If we take the http://www.einstein-online.info/spotlights/Twins traveling twins example to an extreme then we can say that I age slower than people on earth because I'm moving closer to the speed of light.
As such, I could take a measurement at 59 seconds while someone on earth does it at 60.
Still trying to get my head around this.
That link offers a poor explanation that ignores the fact that we can take out the acceleration entirely and still predict the time dilation.
Assume we have 3 clocks. One on Earth, the inertial frame. Another is already moving at speed past Earth, and happens to be perfectly synchronized with Earth as it passes. The third clock is going in the opposite direction of the 2nd. It passes the 2nd some distance away, and at that time, those 2 clocks happen to be perfectly synchronized.
Now, the 3nd clock passes the first clock on Earth some time later and we STILL note that the clocks are not synchronized, even though we have completely eliminated any accelerating reference frames.
The actual answer to unravel the paradox is to understand that spacetime paths have different lengths, and that's enough to desynchronize the clocks.
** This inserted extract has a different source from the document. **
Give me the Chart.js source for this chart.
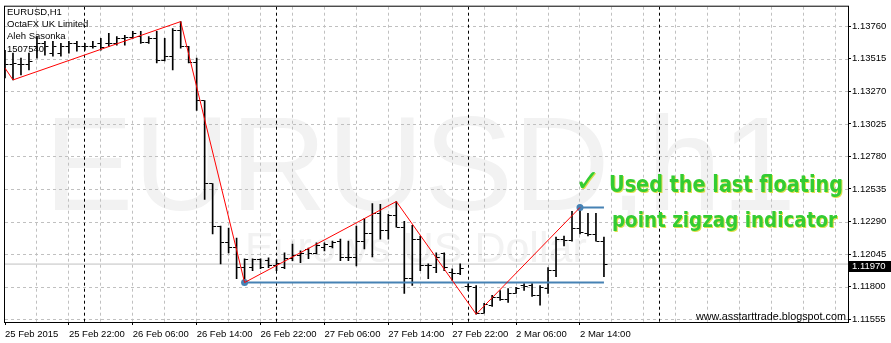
<!DOCTYPE html>
<html>
<head>
<meta charset="utf-8">
<script src="https://cdn.jsdelivr.net/npm/chart.js@4.4.1/dist/chart.umd.min.js"></script>
<style>
  html, body { margin: 0; padding: 0; background: #fff; }
  canvas { display: block; }
</style>
</head>
<body>
<canvas id="chart" width="891" height="343"></canvas>
<script>
// EURUSD H1 bars, 25 Feb 2015 14:00 .. 2 Mar 2015 17:00 (bar index = hour slot)
const opens = [
  1.13445, 1.13475, 1.13475, 1.13475, 1.13609, 1.13631, 1.13557, 1.13557, 1.13609, 1.13631,
  1.13609, 1.13609, 1.13631, 1.13631, 1.13631, 1.13669, 1.13676, 1.13683, 1.13639, 1.13669,
  1.13505, 1.13535, 1.13728, 1.13609, 1.13490, 1.13200, 1.12575, 1.12255, 1.12129, 1.12091,
  1.11943, 1.11943, 1.12002, 1.11995, 1.11957, 1.11943, 1.12010, 1.12032, 1.12076, 1.12047,
  1.12091, 1.12099, 1.12143, 1.12017, 1.12017, 1.12143, 1.12203, 1.12352, 1.12225, 1.12337,
  1.12248, 1.11861, 1.12158, 1.11957, 1.11943, 1.12047, 1.11905, 1.11898, 1.11801, 1.11794,
  1.11600, 1.11661, 1.11719, 1.11704, 1.11749, 1.11809, 1.11809, 1.11734, 1.11786, 1.11920,
  1.12158, 1.12151, 1.12240, 1.12203, 1.12196, 1.12143,
];
const highs = [
  1.13579, 1.13557, 1.13520, 1.13557, 1.13683, 1.13646, 1.13646, 1.13631, 1.13646, 1.13646,
  1.13631, 1.13646, 1.13669, 1.13706, 1.13683, 1.13691, 1.13721, 1.13721, 1.13683, 1.13721,
  1.13669, 1.13743, 1.13795, 1.13609, 1.13520, 1.13200, 1.12575, 1.12255, 1.12240, 1.12166,
  1.12010, 1.12010, 1.12010, 1.12017, 1.12002, 1.12054, 1.12121, 1.12069, 1.12091, 1.12129,
  1.12129, 1.12143, 1.12158, 1.12143, 1.12255, 1.12315, 1.12426, 1.12419, 1.12344, 1.12441,
  1.12292, 1.12262, 1.12181, 1.11972, 1.12054, 1.12054, 1.11935, 1.11972, 1.11824, 1.11809,
  1.11675, 1.11734, 1.11771, 1.11786, 1.11794, 1.11824, 1.11824, 1.11809, 1.11943, 1.12173,
  1.12181, 1.12367, 1.12396, 1.12352, 1.12352, 1.12173,
];
const lows = [
  1.13371, 1.13356, 1.13393, 1.13431, 1.13520, 1.13542, 1.13535, 1.13535, 1.13557, 1.13572,
  1.13579, 1.13594, 1.13579, 1.13609, 1.13617, 1.13617, 1.13669, 1.13631, 1.13631, 1.13483,
  1.13498, 1.13431, 1.13594, 1.13483, 1.13126, 1.12456, 1.12196, 1.11972, 1.12054, 1.11861,
  1.11831, 1.11920, 1.11935, 1.11943, 1.11920, 1.11935, 1.11995, 1.11980, 1.12010, 1.12047,
  1.12069, 1.12091, 1.11995, 1.11995, 1.11957, 1.12084, 1.12024, 1.12158, 1.12158, 1.12248,
  1.11749, 1.11809, 1.11920, 1.11861, 1.11905, 1.11920, 1.11846, 1.11890, 1.11771, 1.11593,
  1.11600, 1.11652, 1.11697, 1.11682, 1.11749, 1.11771, 1.11727, 1.11661, 1.11749, 1.11876,
  1.12106, 1.12143, 1.12196, 1.12181, 1.12143, 1.11876,
];
const closes = [
  1.13475, 1.13483, 1.13475, 1.13498, 1.13631, 1.13609, 1.13609, 1.13609, 1.13631, 1.13609,
  1.13609, 1.13609, 1.13602, 1.13631, 1.13669, 1.13676, 1.13706, 1.13639, 1.13669, 1.13505,
  1.13535, 1.13728, 1.13609, 1.13490, 1.13200, 1.12575, 1.12255, 1.12129, 1.12091, 1.11943,
  1.12002, 1.12002, 1.11943, 1.11957, 1.11972, 1.12010, 1.12032, 1.12047, 1.12047, 1.12106,
  1.12114, 1.12136, 1.12017, 1.12017, 1.12143, 1.12203, 1.12352, 1.12225, 1.12337, 1.12248,
  1.11861, 1.12158, 1.11957, 1.11957, 1.12017, 1.11943, 1.11898, 1.11935, 1.11801, 1.11600,
  1.11667, 1.11719, 1.11704, 1.11749, 1.11786, 1.11801, 1.11734, 1.11794, 1.11920, 1.12158,
  1.12151, 1.12240, 1.12210, 1.12196, 1.12143, 1.11970,
];

// zigzag turning points (bar index, price)
const zigzagIdx = [0, 1, 22, 30, 49, 59, 72];
const zigzagPrice = [1.13445, 1.13356, 1.13795, 1.11831, 1.12441, 1.11593, 1.12396];

// horizontal levels drawn from the last two lows/highs
const supportLevel = 1.11831;
const supportFrom = 30;
const resistLevel = 1.12396;
const resistFrom = 72;

// axes
const xTickIdx = [0, 8, 16, 24, 32, 40, 48, 56, 64, 72];
const xTickLabels = [
  '25 Feb 2015', '25 Feb 22:00', '26 Feb 06:00', '26 Feb 14:00', '26 Feb 22:00',
  '27 Feb 06:00', '27 Feb 14:00', '27 Feb 22:00', '2 Mar 06:00', '2 Mar 14:00',
];
const dayStarts = [10, 34, 58, 82];
const yTicks = [1.11555, 1.11800, 1.12045, 1.12290, 1.12535, 1.12780, 1.13025, 1.13270, 1.13515, 1.13760];
const yMin = 1.11534;
const yMax = 1.13907;
const xMax = 105.56;

const infoLines = ['EURUSD,H1', 'OctaFX UK Limited', 'Aleh Sasonka', '1507540'];
const FAMILY = "'Liberation Sans', Arial, sans-serif";
const lastIdx = closes.length - 1;
const lastPrice = closes[lastIdx];

function tickImage(side) {
  // 9px wide, centre column = stem; 3px tick to the left (open) or right (close)
  const c = document.createElement('canvas');
  c.width = 9;
  c.height = 1;
  const g = c.getContext('2d');
  g.fillStyle = '#000';
  g.fillRect(side < 0 ? 1 : 5, 0, 3, 1);
  return c;
}

function fitText(ctx, text, x, baseline, width, xHeight, font) {
  ctx.font = `bold 20px ${font}`;
  const w = ctx.measureText(text).width;
  const sx = width / w;
  const sy = xHeight / (20 * 0.547);
  ctx.save();
  ctx.translate(x, baseline);
  ctx.scale(sx, sy);
  ctx.fillText(text, 0, 0);
  ctx.restore();
}

const mt4Look = {
  id: 'mt4Look',
  beforeDraw(chart) {
    const { ctx, width, height } = chart;
    ctx.save();
    ctx.fillStyle = '#fff';
    ctx.fillRect(0, 0, width, height);
    ctx.restore();
  },
  beforeDatasetsDraw(chart) {
    const { ctx, chartArea: a, scales: { x, y } } = chart;
    ctx.save();
    ctx.beginPath();
    ctx.rect(a.left, a.top, a.right - a.left, a.bottom - a.top);
    ctx.clip();

    // watermark
    ctx.fillStyle = '#f2f2f2';
    ctx.textBaseline = 'alphabetic';
    ctx.font = `134px ${FAMILY}`;
    ctx.fillText('EURUSD,h1', 44, 210);
    ctx.font = `43px ${FAMILY}`;
    ctx.fillText('Euro vs US Dollar', 245, 262);

    // grid
    ctx.lineWidth = 1;
    ctx.setLineDash([3, 3]);
    ctx.strokeStyle = '#c0c0c0';
    ctx.beginPath();
    yTicks.forEach(v => {
      const py = Math.round(y.getPixelForValue(v)) + 0.5;
      ctx.moveTo(a.left, py);
      ctx.lineTo(a.right, py);
    });
    for (let i = 4; i <= xMax; i += 4) {
      const px = Math.floor(x.getPixelForValue(i)) + 0.5;
      ctx.moveTo(px, a.top);
      ctx.lineTo(px, a.bottom);
    }
    ctx.stroke();

    ctx.strokeStyle = '#000';
    ctx.beginPath();
    dayStarts.forEach(i => {
      const px = Math.floor(x.getPixelForValue(i)) + 0.5;
      ctx.moveTo(px, a.top);
      ctx.lineTo(px, a.bottom);
    });
    ctx.stroke();
    ctx.restore();
  },
  afterDraw(chart) {
    const { ctx, chartArea: a, scales: { y } } = chart;
    ctx.save();

    // frame
    ctx.strokeStyle = '#000';
    ctx.lineWidth = 1;
    ctx.strokeRect(Math.floor(a.left) - 0.5, a.top - 0.5, a.right - Math.floor(a.left) + 1, a.bottom - a.top + 1);

    // account info
    ctx.fillStyle = '#000';
    ctx.font = `9.5px ${FAMILY}`;
    ctx.textBaseline = 'alphabetic';
    infoLines.forEach((t, k) => ctx.fillText(t, 7, 15 + k * 12.2));

    // site
    ctx.font = `10.8px ${FAMILY}`;
    ctx.textAlign = 'right';
    ctx.fillText('www.asstarttrade.blogspot.com', 846, 319.5);
    ctx.textAlign = 'left';

    // bid label
    const py = Math.round(y.getPixelForValue(lastPrice));
    ctx.fillStyle = '#000';
    ctx.fillRect(849, py - 3, 42, 11);
    ctx.fillStyle = '#fff';
    ctx.font = `9.5px ${FAMILY}`;
    ctx.textBaseline = 'middle';
    ctx.fillText(lastPrice.toFixed(5), 852, py + 2.5);

    // annotation
    ctx.textBaseline = 'alphabetic';
    ctx.fillStyle = '#33cc33';
    ctx.shadowColor = 'rgba(210, 210, 0, 0.7)';
    ctx.shadowOffsetX = 1;
    ctx.shadowOffsetY = 1;
    ctx.shadowBlur = 0;
    ctx.font = `bold 30px 'DejaVu Sans', sans-serif`;
    const cw = ctx.measureText('\u2713').width;
    ctx.save();
    ctx.translate(575, 191);
    ctx.scale(25 / cw, 1);
    ctx.fillText('\u2713', 0, 0);
    ctx.restore();
    fitText(ctx, 'Used the last floating', 609, 192, 234, 13, "'DejaVu Sans', sans-serif");
    fitText(ctx, 'point zigzag indicator', 612, 227, 225, 12, "'DejaVu Sans', sans-serif");
    ctx.restore();
  },
};

const axisFont = { family: FAMILY, size: 9.5 };

new Chart(document.getElementById('chart'), {
  type: 'scatter',
  data: {
    datasets: [
      {
        type: 'line',
        data: zigzagIdx.map((v, k) => ({ x: v, y: zigzagPrice[k] })),
        borderColor: '#ff0000',
        borderWidth: 1,
        pointRadius: 0,
        tension: 0,
        order: 0,
      },
      {
        type: 'line',
        data: [{ x: supportFrom, y: supportLevel }, { x: lastIdx, y: supportLevel }],
        borderColor: '#4682b4',
        borderWidth: 2,
        pointRadius: c => (c.dataIndex === 0 ? 3.5 : 0),
        pointBackgroundColor: '#4682b4',
        pointBorderWidth: 0,
        order: 1,
      },
      {
        type: 'line',
        data: [{ x: resistFrom, y: resistLevel }, { x: lastIdx, y: resistLevel }],
        borderColor: '#4682b4',
        borderWidth: 2,
        pointRadius: c => (c.dataIndex === 0 ? 3.5 : 0),
        pointBackgroundColor: '#4682b4',
        pointBorderWidth: 0,
        order: 1,
      },
      {
        type: 'scatter',
        data: opens.map((v, i) => ({ x: i, y: v })),
        pointStyle: tickImage(-1),
        pointRadius: 3,
        order: 2,
      },
      {
        type: 'scatter',
        data: closes.map((v, i) => ({ x: i, y: v })),
        pointStyle: tickImage(1),
        pointRadius: 3,
        order: 2,
      },
      {
        type: 'bar',
        data: highs.map((v, i) => ({ x: i, y: [lows[i], v] })),
        backgroundColor: '#000',
        borderWidth: 0,
        barThickness: 1,
        grouped: false,
        order: 3,
      },
      {
        type: 'line',
        data: [{ x: 0, y: lastPrice }, { x: xMax, y: lastPrice }],
        borderColor: '#c0c0c0',
        borderWidth: 1,
        pointRadius: 0,
        order: 4,
      },
    ],
  },
  options: {
    responsive: false,
    animation: false,
    devicePixelRatio: 1,
    events: [],
    layout: { padding: { left: 3.5, top: 3, right: 0, bottom: 0 } },
    plugins: { legend: { display: false }, tooltip: { enabled: false } },
    scales: {
      x: {
        type: 'linear',
        position: 'bottom',
        min: 0,
        max: xMax,
        offset: false,
        afterBuildTicks: s => { s.ticks = xTickIdx.map(v => ({ value: v })); },
        afterFit: s => { s.height = 21; },
        grid: { drawOnChartArea: false, drawTicks: true, tickLength: 3, tickColor: '#000', offset: false },
        border: { display: false },
        ticks: {
          align: 'start',
          autoSkip: false,
          maxRotation: 0,
          minRotation: 0,
          padding: 4,
          color: '#000',
          font: axisFont,
          callback: v => xTickLabels[xTickIdx.indexOf(v)],
        },
      },
      y: {
        type: 'linear',
        position: 'right',
        min: yMin,
        max: yMax,
        afterBuildTicks: s => { s.ticks = yTicks.map(v => ({ value: v })); },
        afterFit: s => { s.width = 43; },
        grid: { drawOnChartArea: false, drawTicks: true, tickLength: 3, tickColor: '#000' },
        border: { display: false },
        ticks: {
          padding: 1,
          color: '#000',
          font: axisFont,
          callback: v => v.toFixed(5),
        },
      },
    },
  },
  plugins: [mt4Look],
});
</script>
</body>
</html>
The "inertial" clock on Earth has a theoretical spacetime path which moves only in time, but not in space. The other clocks move in both time and space. The magnitude of the length of the spacetime path is what determines a clock's tickrate.
(And again, we're talking about the imaginary, internal clocks which mediate all interactions. Yes, slowing down all the interactions slows down the macroscopic clock, but it's literally that time flows at a different rate, and nothing to do with clocks, as such.)